Tens of thousands of people participate in a red song gala in Chongqing on June 29 to celebrate the 90th anniversary of the Communist Party of China. Photo: CFP
The southwestern city of Chongqing has been drawing admiration as well as controversy in recent years for its characteristic development involving a reduction of the wealth gap, integration of the rural and urban population, a "red culture" revival, and a high-handed crackdown on organized crime.
A new round of criticism over the so-called Chongqing model resurfaced over the past few days after it was announced by the local government that Wang Lijun, Chongqing's deputy mayor and former police chief who became a hero of the gang-busting campaign in the past few years, was said to be on a "vacation-style" leave of absence and later said to be under investigation after a sudden visit to the US consulate in Chengdu.
Some are saying this incident shows that the Chongqing model is doomed to fail because of the absence of a systemic change under the rule of law. Others argue that the latest surge of naysayers are only self-proclaimed liberal intellectuals who are targeting the "Chongqing model" as they attack whatever they believe to be connected to former leader Mao Zedong's era.
Although controversy over the Chongqing model never stops, the level of success it has achieved in terms of economic development and the improvement of local livelihoods tells its own story.
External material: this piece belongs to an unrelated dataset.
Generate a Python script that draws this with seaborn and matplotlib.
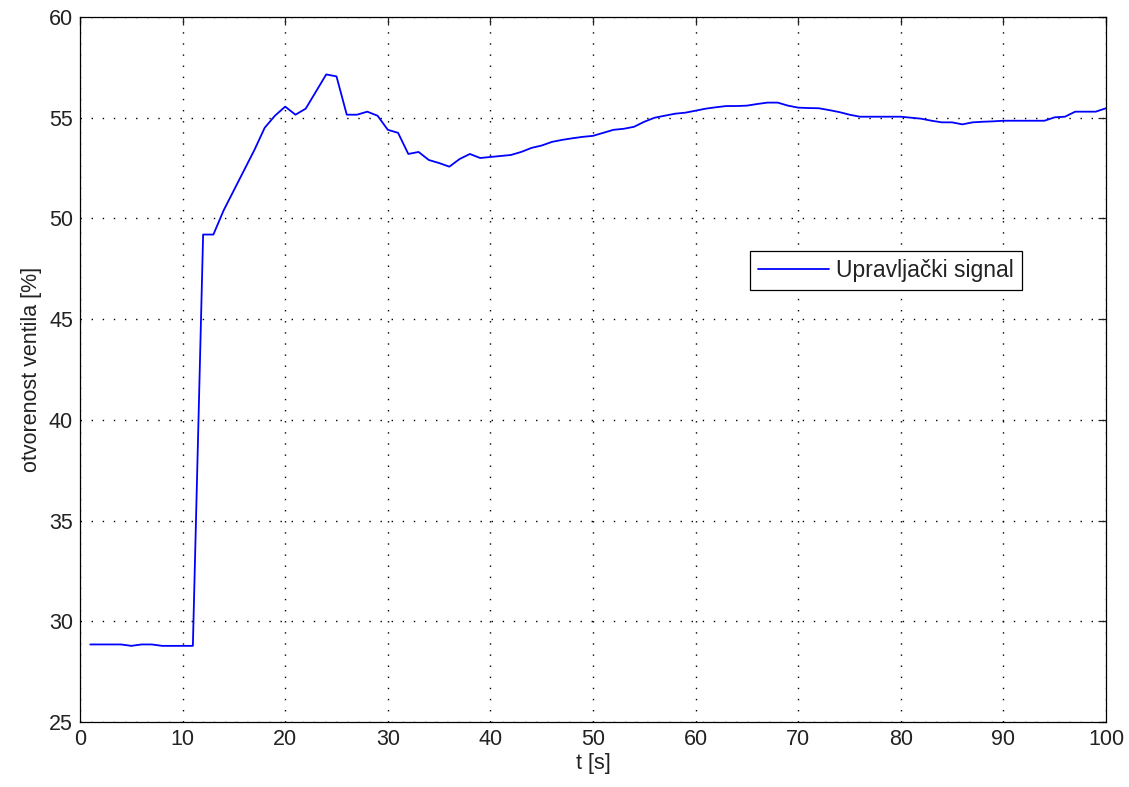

Some scholars believe that the municipality's methods are the solution to obstacles China has met during its reformation.
Chongqing has seen annual double-digit economic growth for the past few years, and even shared the top national ranking with Tianjin last year with a growth rate of 16.4 percent.
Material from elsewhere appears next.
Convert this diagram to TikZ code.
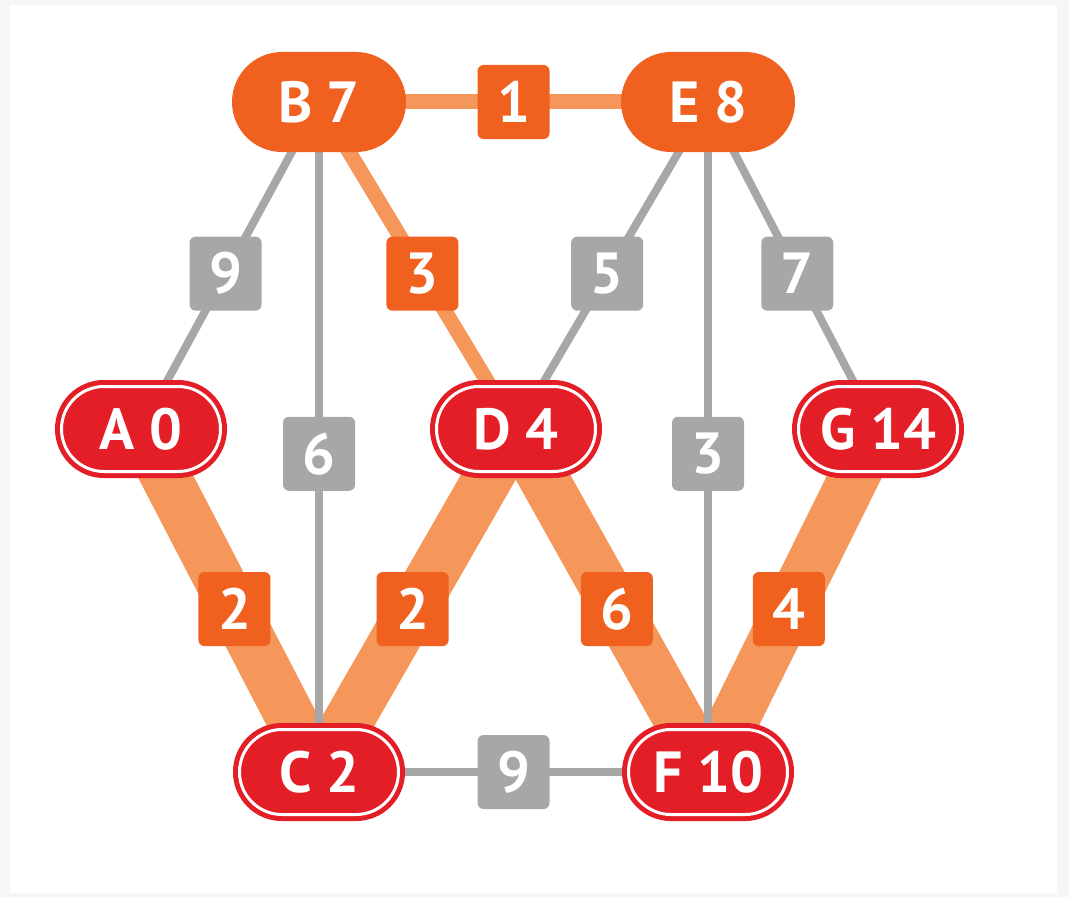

In 2010, the government spent 300 billion yuan ($47.6 billion) to improve local livelihoods, promising to build 30 million square meters of government-subsidized housing, as well as create millions of jobs by financially supporting small and medium enterprises.
In a pioneering project, Chongqing also successfully integrated over 1 million rural citizens into the city's social security system, covering them with healthcare that in the past was only available for urban dwellers.
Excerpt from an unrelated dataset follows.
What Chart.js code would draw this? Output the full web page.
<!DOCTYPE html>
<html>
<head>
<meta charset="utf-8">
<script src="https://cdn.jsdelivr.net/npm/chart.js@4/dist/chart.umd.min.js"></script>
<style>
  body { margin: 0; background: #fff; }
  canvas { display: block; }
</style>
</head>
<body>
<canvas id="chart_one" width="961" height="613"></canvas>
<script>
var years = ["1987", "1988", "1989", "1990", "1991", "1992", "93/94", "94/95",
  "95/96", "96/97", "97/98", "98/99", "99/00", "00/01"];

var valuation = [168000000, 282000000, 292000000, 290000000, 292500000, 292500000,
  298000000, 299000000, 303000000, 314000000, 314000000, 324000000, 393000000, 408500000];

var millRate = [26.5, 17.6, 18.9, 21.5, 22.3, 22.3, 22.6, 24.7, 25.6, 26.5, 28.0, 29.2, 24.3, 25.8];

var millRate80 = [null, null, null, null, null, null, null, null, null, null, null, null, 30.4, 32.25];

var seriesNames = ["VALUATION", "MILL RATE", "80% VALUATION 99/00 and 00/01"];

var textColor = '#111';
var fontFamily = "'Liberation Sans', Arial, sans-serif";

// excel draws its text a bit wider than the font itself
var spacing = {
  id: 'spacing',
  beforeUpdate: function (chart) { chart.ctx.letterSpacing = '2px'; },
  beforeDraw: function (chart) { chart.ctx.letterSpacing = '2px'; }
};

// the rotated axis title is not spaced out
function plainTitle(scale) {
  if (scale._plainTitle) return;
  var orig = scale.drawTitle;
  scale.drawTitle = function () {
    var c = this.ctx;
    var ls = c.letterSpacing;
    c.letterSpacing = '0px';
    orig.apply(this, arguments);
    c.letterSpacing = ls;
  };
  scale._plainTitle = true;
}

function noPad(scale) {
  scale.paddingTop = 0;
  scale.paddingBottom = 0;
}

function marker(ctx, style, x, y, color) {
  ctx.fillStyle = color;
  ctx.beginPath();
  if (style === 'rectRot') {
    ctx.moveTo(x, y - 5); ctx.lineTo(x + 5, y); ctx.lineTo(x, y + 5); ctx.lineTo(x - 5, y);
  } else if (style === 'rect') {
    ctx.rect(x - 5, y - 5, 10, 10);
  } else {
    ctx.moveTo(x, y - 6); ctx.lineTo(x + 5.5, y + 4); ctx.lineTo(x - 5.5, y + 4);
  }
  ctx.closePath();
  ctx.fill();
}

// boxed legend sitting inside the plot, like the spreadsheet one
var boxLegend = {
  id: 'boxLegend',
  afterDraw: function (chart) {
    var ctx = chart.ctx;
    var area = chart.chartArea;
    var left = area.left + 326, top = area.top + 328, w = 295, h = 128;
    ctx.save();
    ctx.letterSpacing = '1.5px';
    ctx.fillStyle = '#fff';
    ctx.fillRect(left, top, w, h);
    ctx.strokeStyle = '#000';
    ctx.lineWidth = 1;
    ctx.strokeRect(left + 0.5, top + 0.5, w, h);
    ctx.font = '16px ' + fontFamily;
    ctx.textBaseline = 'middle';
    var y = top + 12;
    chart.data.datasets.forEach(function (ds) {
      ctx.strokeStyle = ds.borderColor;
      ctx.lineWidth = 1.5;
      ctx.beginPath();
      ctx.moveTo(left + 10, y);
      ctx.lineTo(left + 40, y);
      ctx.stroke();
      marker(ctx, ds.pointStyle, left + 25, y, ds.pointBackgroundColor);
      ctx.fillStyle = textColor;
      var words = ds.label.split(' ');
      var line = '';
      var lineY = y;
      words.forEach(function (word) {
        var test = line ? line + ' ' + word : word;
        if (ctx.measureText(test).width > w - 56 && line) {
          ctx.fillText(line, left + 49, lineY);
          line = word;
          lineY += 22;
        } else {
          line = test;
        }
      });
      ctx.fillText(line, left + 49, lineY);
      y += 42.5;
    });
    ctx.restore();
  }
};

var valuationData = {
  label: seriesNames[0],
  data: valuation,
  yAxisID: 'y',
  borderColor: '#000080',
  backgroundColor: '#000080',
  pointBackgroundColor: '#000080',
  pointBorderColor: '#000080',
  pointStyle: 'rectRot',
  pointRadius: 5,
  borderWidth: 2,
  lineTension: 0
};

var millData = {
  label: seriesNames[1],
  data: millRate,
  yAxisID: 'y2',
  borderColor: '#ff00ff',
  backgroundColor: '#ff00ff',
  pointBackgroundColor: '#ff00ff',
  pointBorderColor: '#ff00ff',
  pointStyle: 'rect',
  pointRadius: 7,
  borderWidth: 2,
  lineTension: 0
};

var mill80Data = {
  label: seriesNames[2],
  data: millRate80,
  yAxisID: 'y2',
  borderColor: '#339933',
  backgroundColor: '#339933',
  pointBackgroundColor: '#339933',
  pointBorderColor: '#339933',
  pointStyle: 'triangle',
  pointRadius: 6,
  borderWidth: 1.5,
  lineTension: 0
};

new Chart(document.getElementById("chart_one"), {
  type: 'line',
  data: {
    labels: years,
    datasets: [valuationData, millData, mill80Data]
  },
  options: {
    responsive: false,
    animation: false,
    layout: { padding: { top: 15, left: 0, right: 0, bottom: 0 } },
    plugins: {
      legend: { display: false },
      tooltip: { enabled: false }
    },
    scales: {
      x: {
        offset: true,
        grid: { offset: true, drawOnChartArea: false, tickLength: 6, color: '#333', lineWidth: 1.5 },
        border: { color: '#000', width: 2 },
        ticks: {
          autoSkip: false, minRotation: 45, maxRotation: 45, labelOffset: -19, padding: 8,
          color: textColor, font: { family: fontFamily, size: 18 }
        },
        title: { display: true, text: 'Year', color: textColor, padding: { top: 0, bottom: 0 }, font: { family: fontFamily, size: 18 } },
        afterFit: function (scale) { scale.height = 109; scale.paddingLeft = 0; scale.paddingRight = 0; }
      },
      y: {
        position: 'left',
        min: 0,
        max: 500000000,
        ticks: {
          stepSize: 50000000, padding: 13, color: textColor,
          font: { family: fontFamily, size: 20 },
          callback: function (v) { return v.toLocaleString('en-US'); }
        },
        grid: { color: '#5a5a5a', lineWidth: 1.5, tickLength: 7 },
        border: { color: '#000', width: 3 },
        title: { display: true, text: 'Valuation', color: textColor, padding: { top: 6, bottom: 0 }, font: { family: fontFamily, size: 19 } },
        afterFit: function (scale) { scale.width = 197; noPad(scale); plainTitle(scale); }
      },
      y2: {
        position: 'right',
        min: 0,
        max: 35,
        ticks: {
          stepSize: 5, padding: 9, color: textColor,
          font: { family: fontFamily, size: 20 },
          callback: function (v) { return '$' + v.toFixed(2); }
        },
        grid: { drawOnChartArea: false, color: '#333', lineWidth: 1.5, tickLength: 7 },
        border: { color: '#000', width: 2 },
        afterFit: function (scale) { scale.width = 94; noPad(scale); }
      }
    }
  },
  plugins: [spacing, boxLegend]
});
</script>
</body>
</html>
It appeared that Chongqing had succeeded in reforms where other Chinese cities had stumbled or even dared not to go, winning the city widespread praise.
"The Chongqing model brings hope to China's economic reform," Hong Kong-based Yazhou Zhoukan magazine wrote in a 2009 article.
The city's successful practices have also drawn the attention of central government leaders, who lauded Chongqing's achievements during televised inspection tours, prompting speculation that such a model might soon be applied nationwide.
In a survey by Oriental Outlook magazine last year, Chongqing was selected as one of the country's 20 cities with the happiest people, and was the choice of over 200,000 people who participated in the survey.
"There have been fewer street robberies, traffic is more organized than ever and police are also more polite," Yu Dandan, a 26-year-old media worker from Chongqing, said about the changes she has experienced in the city in recent years.